━━ Records supplied ━━

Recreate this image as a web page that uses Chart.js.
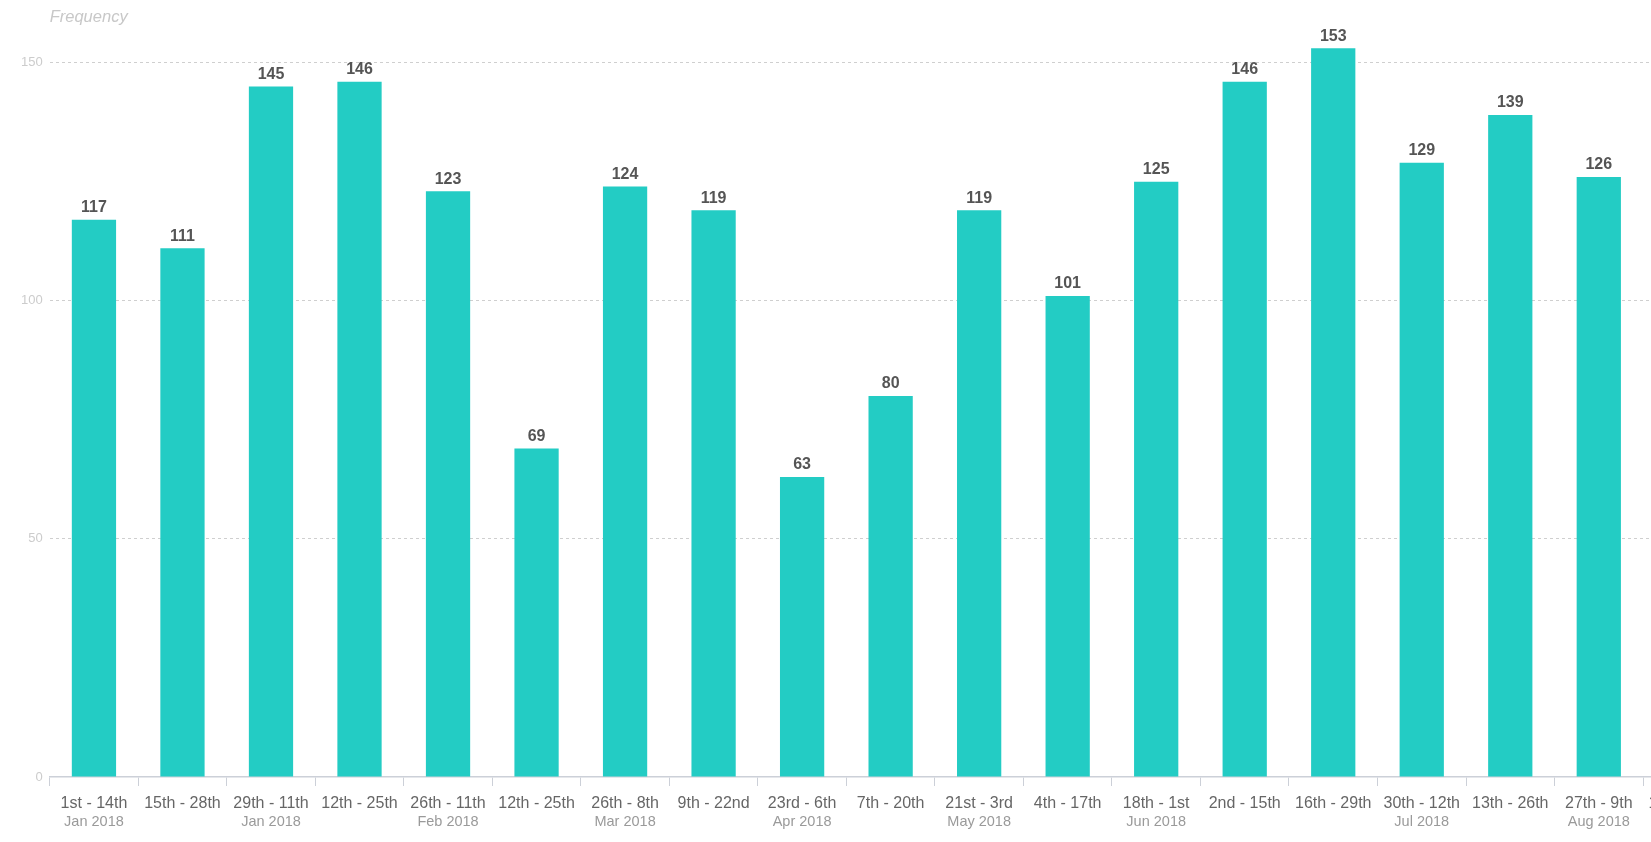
<!DOCTYPE html>
<html>
<head>
<meta charset="utf-8">
<script src="https://cdn.jsdelivr.net/npm/chart.js@4/dist/chart.umd.min.js"></script>
<style>
  html, body { margin: 0; padding: 0; background: #fff; overflow: hidden; }
  #wrap { position: relative; width: 1732px; height: 842px; }
</style>
</head>
<body>
<div id="wrap"><canvas id="chart"></canvas></div>
<script>
const rangeLabels = ["1st - 14th", "15th - 28th", "29th - 11th", "12th - 25th", "26th - 11th", "12th - 25th",
  "26th - 8th", "9th - 22nd", "23rd - 6th", "7th - 20th", "21st - 3rd", "4th - 17th", "18th - 1st",
  "2nd - 15th", "16th - 29th", "30th - 12th", "13th - 26th", "27th - 9th", "10th - 23rd"];
const monthLabels = ["Jan 2018", "", "Jan 2018", "", "Feb 2018", "", "Mar 2018", "", "Apr 2018", "",
  "May 2018", "", "Jun 2018", "", "", "Jul 2018", "", "Aug 2018", ""];
const frequency = [117, 111, 145, 146, 123, 69, 124, 119, 63, 80, 119, 101, 125, 146, 153, 129, 139, 126, null];
const yTicks = [0, 50, 100, 150];

const FONT = "'Liberation Sans', Arial, Helvetica, sans-serif";

// value above each bar
const barValues = {
  id: "barValues",
  afterDatasetsDraw(chart) {
    const ctx = chart.ctx;
    const meta = chart.getDatasetMeta(0);
    ctx.save();
    ctx.font = "bold 16px " + FONT;
    ctx.fillStyle = "#555";
    ctx.textAlign = "center";
    ctx.textBaseline = "bottom";
    meta.data.forEach((bar, i) => {
      const v = frequency[i];
      if (v == null) return;
      ctx.fillText(v, bar.x, bar.y - 4);
    });
    ctx.restore();
  }
};

// axis title placed on top, left-aligned with the plot
const axisTitle = {
  id: "axisTitle",
  afterDraw(chart) {
    const ctx = chart.ctx;
    ctx.save();
    ctx.font = "italic 16.5px " + FONT;
    ctx.fillStyle = "#c8c8c8";
    ctx.textAlign = "left";
    ctx.textBaseline = "alphabetic";
    ctx.fillText("Frequency", chart.chartArea.left, 22);
    ctx.restore();
  }
};

new Chart(document.getElementById("chart"), {
  type: "bar",
  data: {
    labels: rangeLabels,
    datasets: [{
      data: frequency,
      backgroundColor: "#23ccc4",
      borderWidth: 0,
      barPercentage: 0.5,
      categoryPercentage: 1
    }]
  },
  options: {
    responsive: true,
    maintainAspectRatio: false,
    animation: false,
    layout: { padding: { left: 14, right: 0, top: 15, bottom: 12.75 } },
    plugins: {
      legend: { display: false },
      tooltip: { enabled: false }
    },
    scales: {
      x: {
        position: "bottom",
        afterFit(scale) {
          scale.height = 37.75;
        },
        grid: {
          offset: true,
          drawOnChartArea: false,
          tickLength: 9,
          color: "#ccd0d8"
        },
        border: { color: "#ccd0d8", width: 1.5 },
        ticks: {
          color: "#666",
          padding: 6,
          maxRotation: 0,
          autoSkip: false,
          font: { family: FONT, size: 16, lineHeight: 1.4625 }
        }
      },
      x2: {
        type: "category",
        labels: monthLabels,
        position: "bottom",
        grid: { display: false, drawTicks: false },
        border: { display: false },
        ticks: {
          color: "#9a9a9a",
          padding: 0,
          maxRotation: 0,
          autoSkip: false,
          font: { family: FONT, size: 14.5, lineHeight: 1 }
        }
      },
      y: {
        min: 0,
        max: 160,
        afterBuildTicks(scale) {
          scale.ticks = yTicks.map(v => ({ value: v }));
        },
        grid: {
          drawTicks: false,
          color: ctx => ctx.tick && ctx.tick.value === 0 ? "rgba(0,0,0,0)" : "#cfcfcf",
          lineWidth: 1
        },
        border: { display: false, dash: [3, 3] },
        ticks: {
          color: "#cccccc",
          padding: 7,
          font: { family: FONT, size: 13 }
        }
      }
    }
  },
  plugins: [barValues, axisTitle]
});
</script>
</body>
</html>
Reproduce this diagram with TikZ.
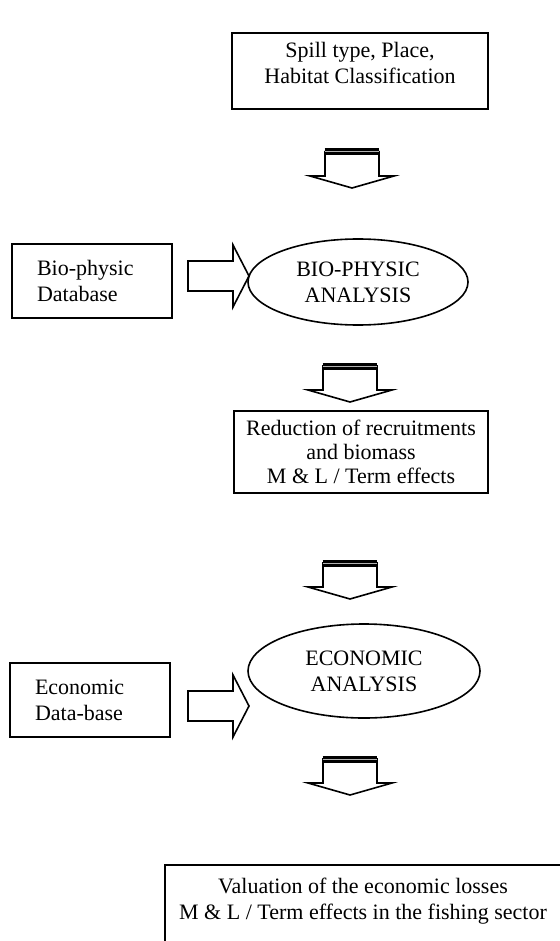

━━━

Stated goal - Find all the lines containing "with" in the material, then copy them.

Full solution -
// axis title placed on top, left-aligned with the plot
Reproduce this diagram with TikZ.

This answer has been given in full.